Picking up after the events of the movie, Winston (Ernie Hudson) has used his business success to restart the Ghostbusters and with the help of Ray (Dan Aykroyd), and their assistants, recruit a new trainee into the program. Players go through the training paces of using their gear, exploring the headquarters, and customizing their characters before they head off on missions.
With cross-play options there are always plenty of scenarios, and up to four players can work as a team locate the ghost and leanse a location under haunt. Locales include a prison, a hotel, a museum, and a sports bar which offer plenty of places for a ghost to hide and NPC characters to scare.

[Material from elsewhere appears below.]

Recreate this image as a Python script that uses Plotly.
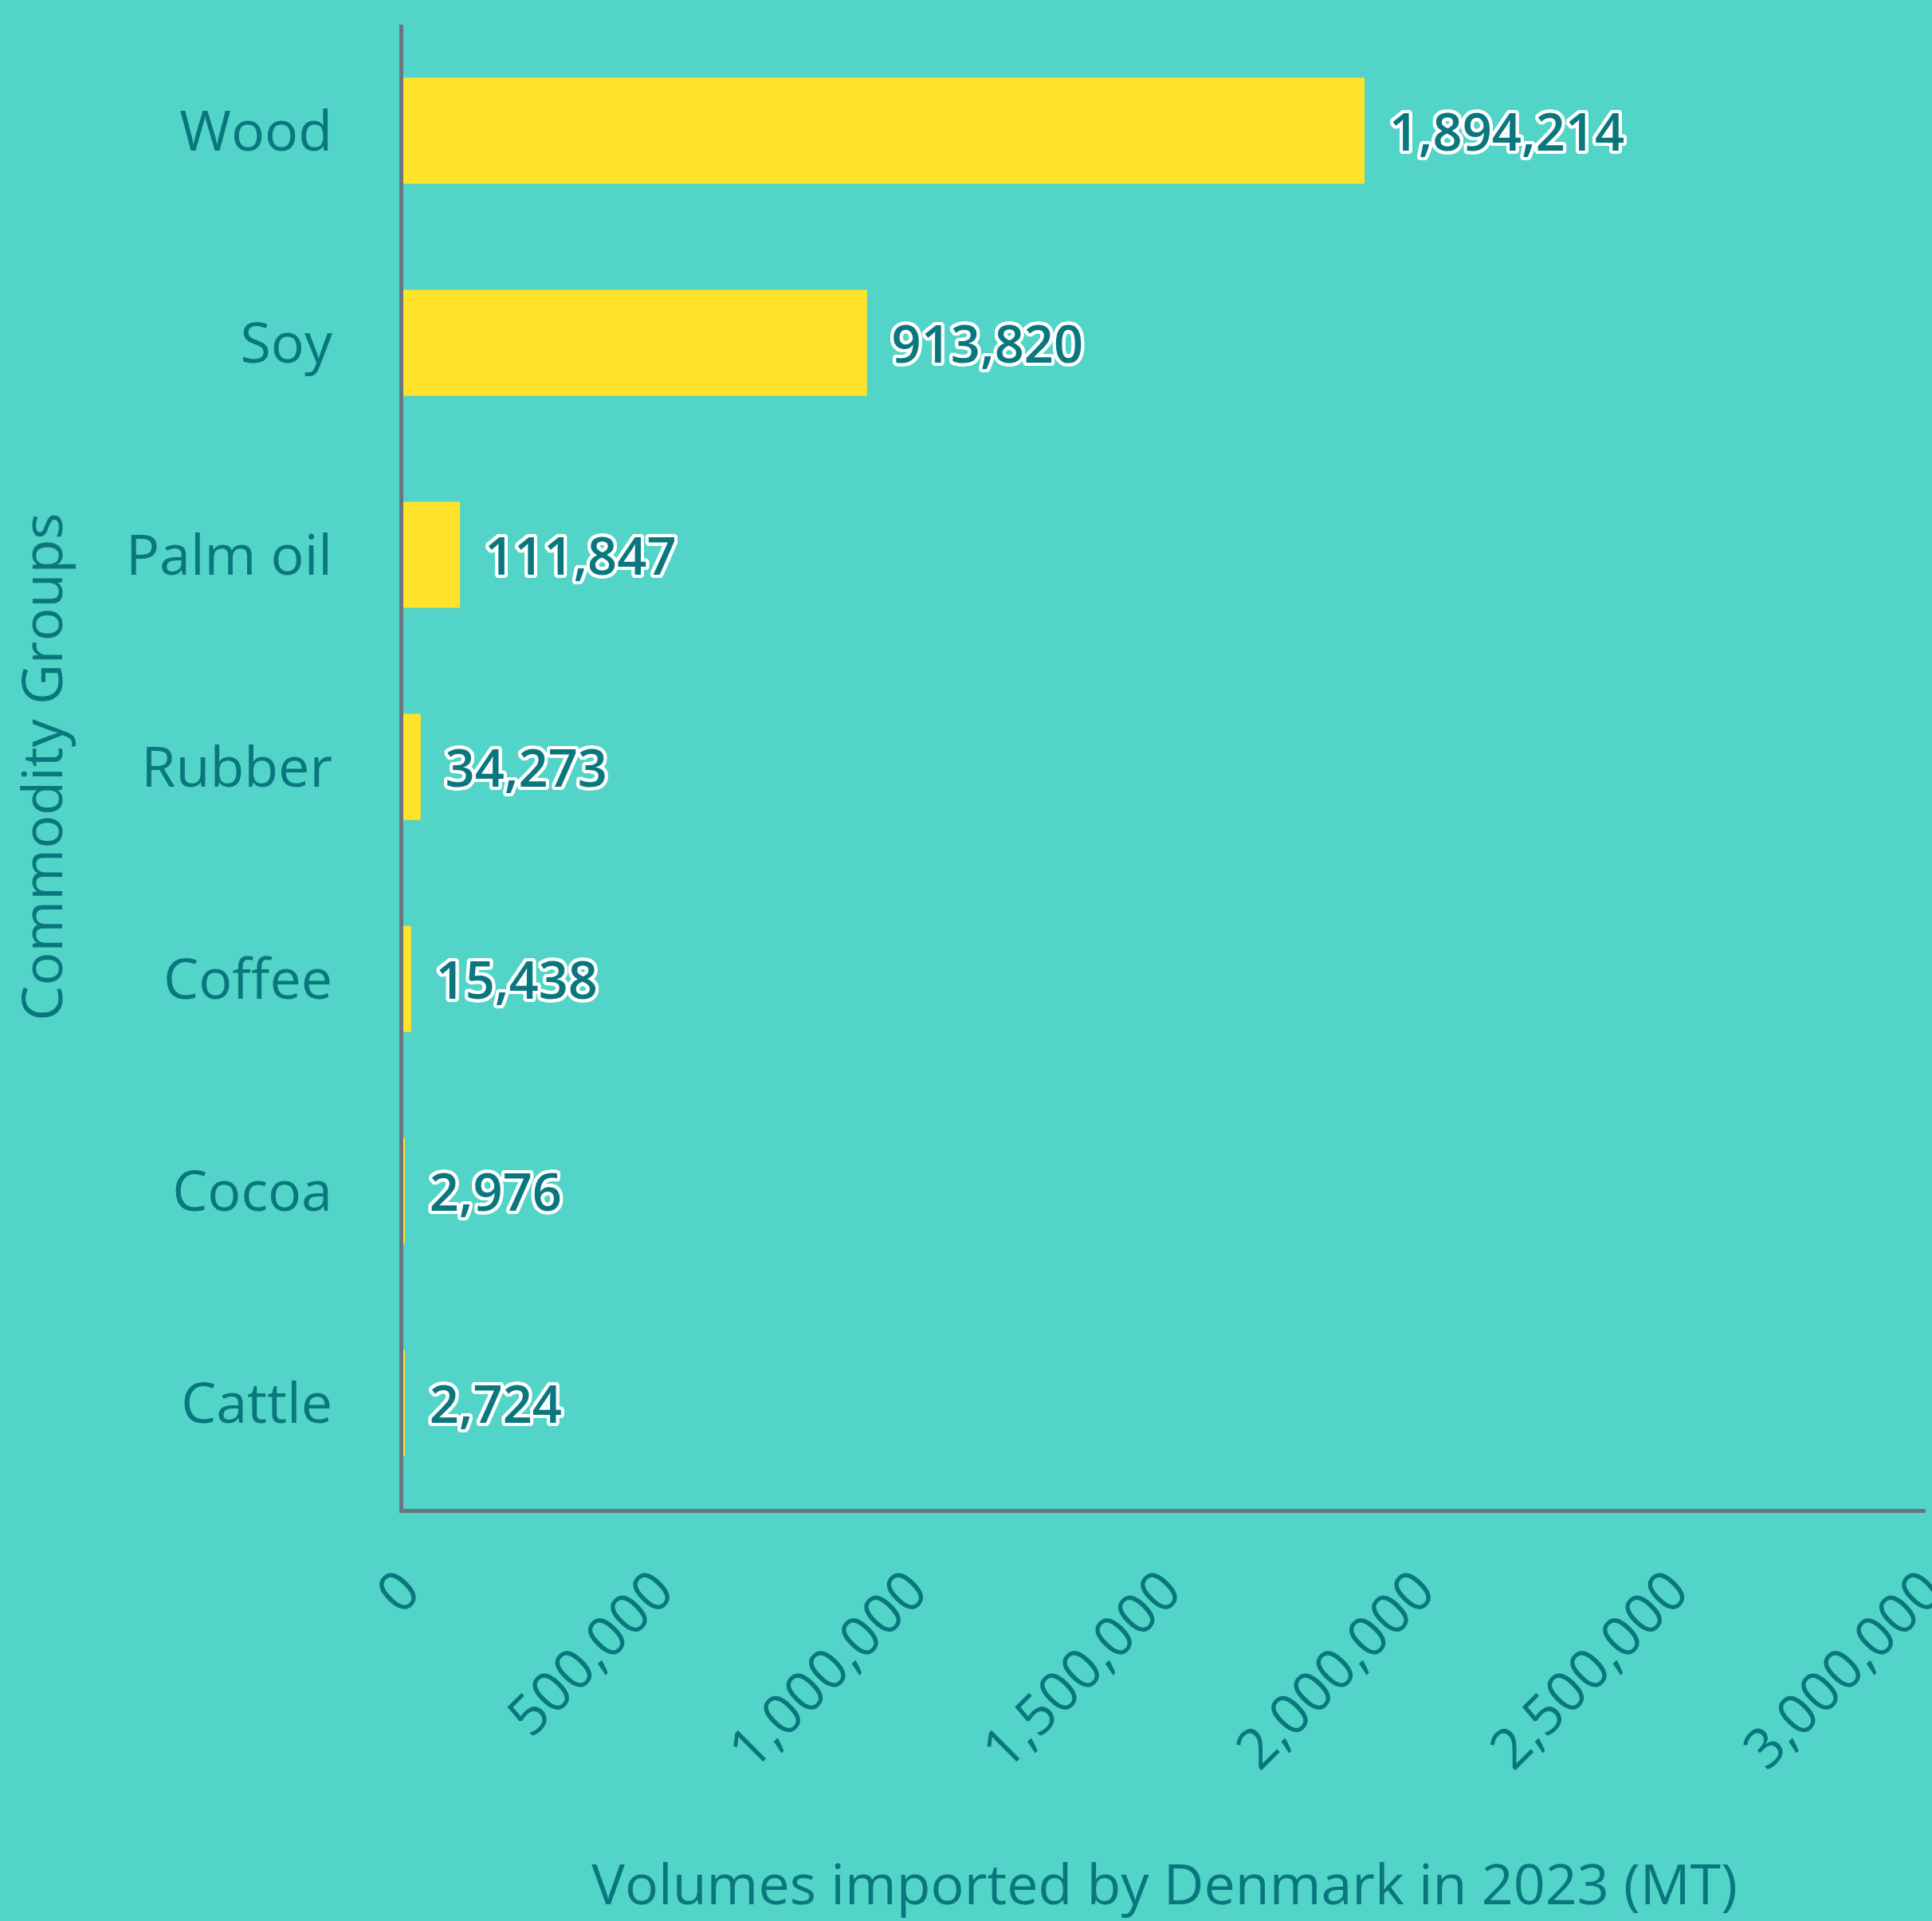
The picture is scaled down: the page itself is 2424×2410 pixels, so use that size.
import plotly.graph_objects as go

categories = ["Wood", "Soy", "Palm oil", "Rubber", "Coffee", "Cocoa", "Cattle"]
volumes = [1894214, 913820, 111847, 34273, 15438, 2976, 2724]
x_ticks = [0, 500000, 1000000, 1500000, 2000000, 2500000, 3000000]
x_tick_labels = ["0", "500,000", "1,000,000", "1,500,000", "2,000,000", "2,500,000", "3,000,000"]

BG = "#52d5c8"
TEAL = "#0a777e"
YELLOW = "#ffe32b"
AXIS = "#6b7580"
FONT = "Open Sans"

labels = ["\u00a0\u2009" + f"{v:,}" for v in volumes]

outline = ", ".join(
    f"{dx}px {dy}px 0 #ffffff"
    for dx, dy in [(4, 0), (-4, 0), (0, 4), (0, -4), (3, 3), (-3, -3), (3, -3), (-3, 3),
                   (2, 4), (-2, 4), (2, -4), (-2, -4), (4, 2), (-4, 2), (4, -2), (-4, -2)]
)

fig = go.Figure(
    go.Bar(
        x=volumes,
        y=categories,
        orientation="h",
        marker=dict(color=YELLOW, line=dict(width=0)),
        text=labels,
        textposition="outside",
        cliponaxis=False,
        textfont=dict(family=FONT, size=65, color=TEAL, weight=600, shadow=outline),
        width=0.5,
    )
)

fig.update_layout(
    width=2424,
    height=2410,
    paper_bgcolor=BG,
    plot_bgcolor=BG,
    margin=dict(l=506, r=8, t=31, b=517, autoexpand=False),
    showlegend=False,
    font=dict(family=FONT, color=TEAL, size=65),
)

fig.update_xaxes(
    range=[0, 3000000],
    tickvals=x_ticks,
    ticktext=x_tick_labels,
    tickangle=-45,
    tickfont=dict(family=FONT, size=70, color=TEAL),
    ticklabeloverflow="allow",
    automargin=False,
    showgrid=False,
    zeroline=False,
    showline=True,
    linecolor=AXIS,
    linewidth=5,
    ticks="",
    ticklabelstandoff=28,
    title=dict(text="Volumes imported by Denmark in 2023 (MT)",
               font=dict(family=FONT, size=70, color=TEAL), standoff=112),
)

fig.update_yaxes(
    categoryorder="array",
    categoryarray=categories,
    autorange="reversed",
    tickfont=dict(family=FONT, size=70, color=TEAL),
    automargin=False,
    showgrid=False,
    zeroline=False,
    showline=True,
    linecolor=AXIS,
    linewidth=5,
    ticks="",
    ticklabelstandoff=70,
    title=dict(text="Commodity Groups", font=dict(family=FONT, size=70, color=TEAL), standoff=58),
)

fig.write_html(
    "out.html",
    config={"displayModeBar": False},
    post_script="document.body.style.margin='0px';",
)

The gameplay requires players to locate the ghost and then, using their Proton Packs, guide the ghost into a trap for collection. This is not as easy as it sounds as captured ghosts can reemerge through rifts that must be located and sealed. The longer a ghost remains free, the chance of a total haunting becomes likely and the round ends with a loss. You can also end up damaging the locale, which is a bad thing, and hinders progress toward your goal.

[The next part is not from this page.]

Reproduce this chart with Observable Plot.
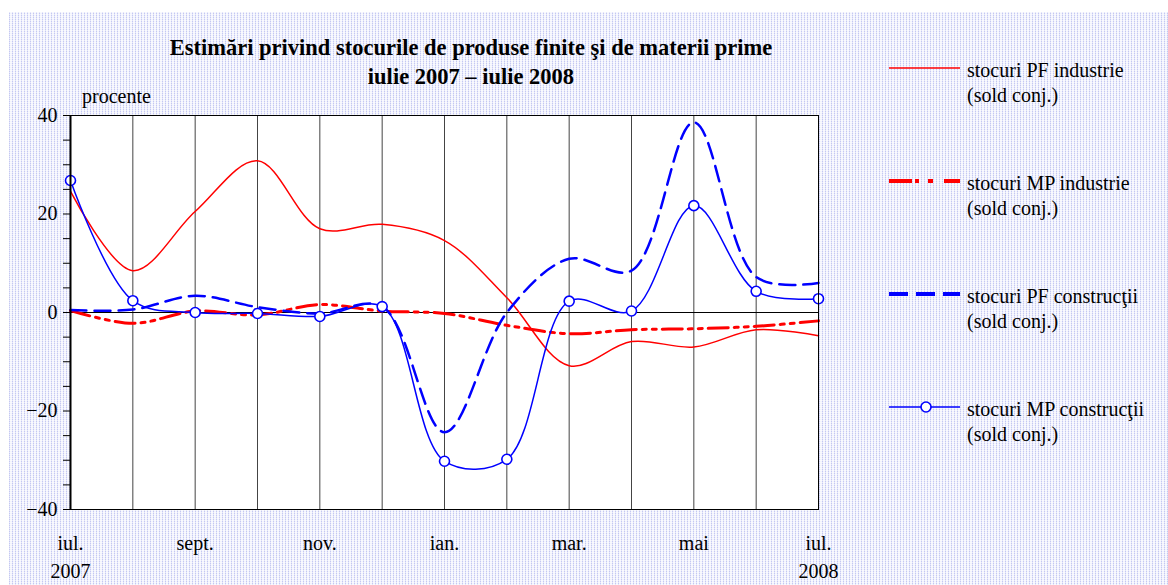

You aren’t limited to playing as one of the Ghostbusters. Playing as a ghost offers a unique perspective. Players can haunt items, scare individuals, slime the Ghostbusters, and do any number of attacks depending on their energy level which can thwart capture efforts and even require Ghostbusters to revive players who have been slimed or reboot their packs.
Players can upgrade their gear over time; after a measured number of many missions the storyline of the game advances upon return to the station.
The game is fun to play, but it suffers on a few points. The graphics that are on the dated side, but the quality of the gameplay counterbalances that. The biggest issue I had, though, was that there just aren’t that many maps, and the upgrades I got for my gear really didn’t impact gameplay all that much. The storyline seemed short as well. This leaves the game open for DLC updates, but I feel that this is stuff that should have been in the initial release (assuming they’re going to do anything about this problem with later content releases).
For now, the game is an enjoyable outing that can be enjoyed and returned to again and again based on gameplay alone, but the hours of play versus what you pay for it seems a bit unbalanced.